When Australian servicemen spoke about their time in the South African War, one weapon dominated their recollections: the Vickers Maxim one-pounder quick-firing gun. Known universally as the “pom-pom gun” due to the sound it made when firing, this formidable anti-personnel weapon allowed the Boers to maintain their principal advantage of mobility. The Boer forces at Elands River used three pom-pom guns and six field artillery pieces to great effect, killing almost all of the 1,500 transport animals in the garrison over the duration of the siege.
Two British soldiers inspect the hastily thrown up defences of the siege site a year later, in September 1901. Photographer unknown
Reverend Green remembered the pom-pom guns with horror.
“Within the first half-hour the three pom-poms began to play upon us. What a horrid noise they make! It is something like a locomotive struggling up a hill and emitting great gusts of steam to the accompaniment of a steam-hammer.”
Over the next 13 days, two British relief columns were turned back by Boer artillery and marksmanship. After a few days, General de la Rey sent a messenger under a white flag with an offer of safe passage if the colonial troops surrendered and left the supplies intact. Colonel Hore sent a reply, the exact wording of which has been variously remembered. Captain Ham reported that the message read: “[This outpost] is held by colonial troops of Her Majesty, and we refuse to surrender.” The siege continued.

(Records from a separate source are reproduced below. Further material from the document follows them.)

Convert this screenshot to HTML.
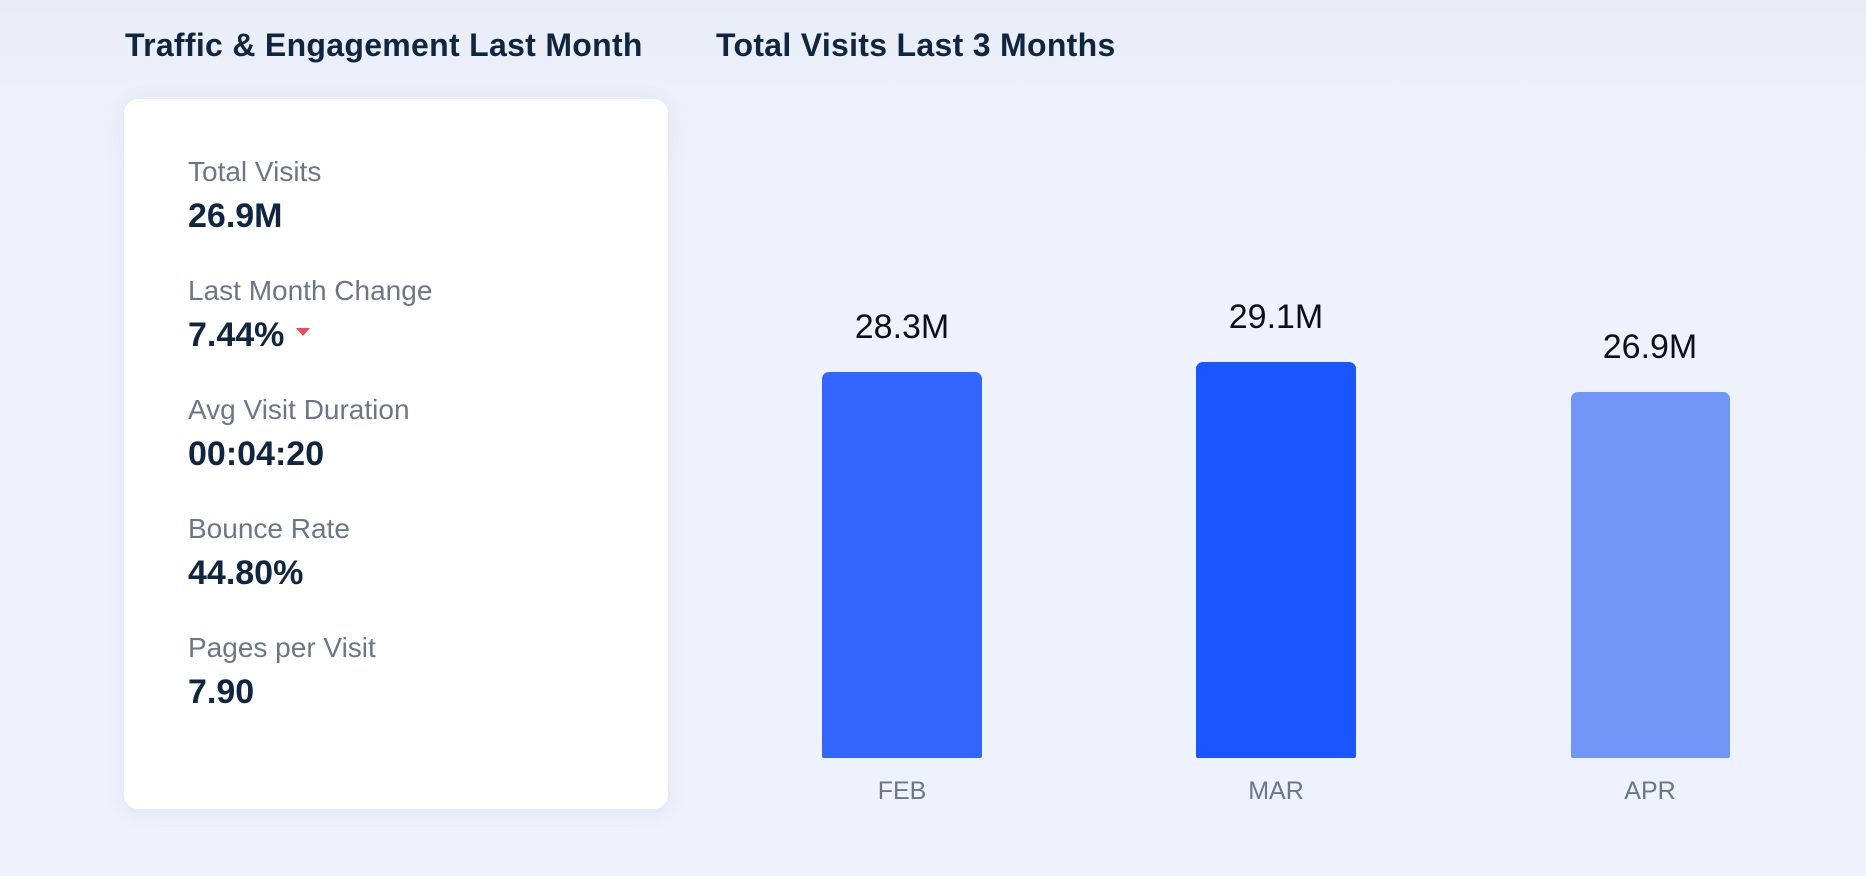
<!DOCTYPE html>
<html><head><style>
html,body{margin:0;padding:0}
body{width:1866px;height:876px;background:linear-gradient(180deg,#e9edf7 0%,#eef2fc 20%,#eef2fc 100%);font-family:"Liberation Sans",sans-serif;position:relative;overflow:hidden}
.t{position:absolute;font-size:32px;font-weight:bold;color:#0f2540;white-space:nowrap;top:27px;letter-spacing:0.3px}
.card{position:absolute;left:124px;top:99px;width:544px;height:710px;background:#fff;border-radius:14px;box-shadow:0 4px 20px rgba(120,140,190,0.12)}
.l{position:absolute;left:64px;font-size:28px;color:#6b7788;white-space:nowrap}
.v{position:absolute;left:64px;font-size:34px;font-weight:bold;color:#0f2540;white-space:nowrap}
.bar{position:absolute;border-radius:7px 7px 2px 2px}
.bl{position:absolute;font-size:34px;color:#0a0f1a;width:200px;text-align:center}
.m{position:absolute;font-size:25px;color:#6b7788;width:200px;text-align:center;top:777px}
</style></head><body>
<div class="t" style="left:125px">Traffic &amp; Engagement Last Month</div>
<div class="t" style="left:716px">Total Visits Last 3 Months</div>
<div class="card">
<div class="l" style="top:57px">Total Visits</div>
<div class="v" style="top:98px">26.9M</div>
<div class="l" style="top:176px">Last Month Change</div>
<div class="v" style="top:217px">7.44%<span style="display:inline-block;width:0;height:0;border-left:7px solid transparent;border-right:7px solid transparent;border-top:8px solid #ef4a5a;margin-left:12px;vertical-align:10px"></span></div>
<div class="l" style="top:295px">Avg Visit Duration</div>
<div class="v" style="top:336px">00:04:20</div>
<div class="l" style="top:414px">Bounce Rate</div>
<div class="v" style="top:455px">44.80%</div>
<div class="l" style="top:533px">Pages per Visit</div>
<div class="v" style="top:574px">7.90</div>
</div>
<div class="bar" style="left:822px;top:372px;width:160px;height:386px;background:#3366ff"></div>
<div class="bar" style="left:1196px;top:362px;width:160px;height:396px;background:#1a56ff"></div>
<div class="bar" style="left:1571px;top:392px;width:159px;height:366px;background:#7096f8"></div>
<div class="bl" style="left:802px;top:308px">28.3M</div>
<div class="bl" style="left:1176px;top:298px">29.1M</div>
<div class="bl" style="left:1550px;top:328px">26.9M</div>
<div class="m" style="left:802px">FEB</div>
<div class="m" style="left:1176px">MAR</div>
<div class="m" style="left:1550px">APR</div>
</body></html>
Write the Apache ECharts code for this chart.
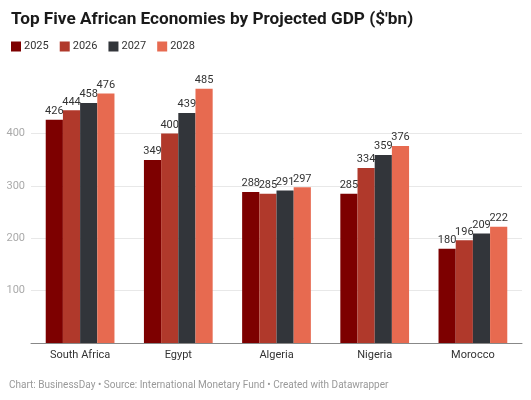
<!DOCTYPE html>
<html><head><meta charset="utf-8">
<script src="https://cdn.jsdelivr.net/npm/echarts@6/dist/echarts.min.js"></script>
<style>html,body{margin:0;padding:0;background:#fff;}#c{width:531px;height:400px;}</style>
</head><body><div id="c"></div>
<script>
const categories = ['South Africa','Egypt','Algeria','Nigeria','Morocco'];
const years = ['2025','2026','2027','2028'];
const v2025 = [426,349,288,285,180];
const v2026 = [444,400,285,334,196];
const v2027 = [458,439,291,359,209];
const v2028 = [476,485,297,376,222];
const yTicks = [0,100,200,300,400,500];
const colors = ['#7d0000','#b0392b','#32353a','#e76a50'];
const values = [v2025,v2026,v2027,v2028];

const chart = echarts.init(document.getElementById('c'));
chart.setOption({
  animation:false,
  color:colors,
  title:{text:"Top Five African Economies by Projected GDP ($'bn)",left:6,top:6,
    textStyle:{fontFamily:'Roboto',fontWeight:'bold',fontSize:17.2,color:'#1a1a1a'}},
  legend:{left:6,top:36,itemWidth:10,itemHeight:10,itemGap:11,icon:'rect',
    textStyle:{fontFamily:'Roboto',fontSize:11,color:'#333',padding:[0,0,0,-2]},
    data:years},
  grid:{left:31,right:9,top:81,bottom:57,containLabel:false},
  xAxis:{type:'category',data:categories,
    axisLine:{lineStyle:{color:'#888',width:1}},axisTick:{show:false},
    axisLabel:{fontFamily:'Roboto',fontSize:11,color:'#333',margin:7}},
  yAxis:{type:'value',min:yTicks[0],max:yTicks[yTicks.length-1],interval:100,
    axisLine:{show:false},axisTick:{show:false},
    axisLabel:{fontFamily:'Roboto',fontSize:11,color:'#aaa',margin:6,
      formatter:v=>(v===0||v===500)?'':String(v)},
    splitLine:{lineStyle:{color:['#e8e8e8','#e8e8e8','#e8e8e8','#e8e8e8','#e8e8e8','rgba(0,0,0,0)'],width:1}}},
  series:years.map((y,i)=>({
    name:y,type:'bar',data:values[i],barGap:'0%',barCategoryGap:'30%',
    label:{show:true,position:'top',distance:3,fontFamily:'Roboto',fontSize:11,color:'#333'}
  })),
  graphic:[{type:'text',left:9,top:380,style:{text:'Chart: BusinessDay • Source: International Monetary Fund • Created with Datawrapper',
    fontFamily:'Roboto',fontSize:10,fill:'#999'}}]
});
</script></body></html>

Finally, on 16 August, with the approach of a relief column of 10,000 British troops under Lord Kitchener, the Boer forces gave up their hopes of capturing the stores. The siege had been lifted. Eight Australians died during the siege or from wounds, along with six Rhodesians and seven African porters.
Historian Craig Wilcox remarks, “Australia had lost eight men defending a mountain of beef, jam and rum.” Indeed, the stores are central to the story of Elands River. Denying them to the Boers was a major tactical blow to Boer forces in the Western Transvaal region.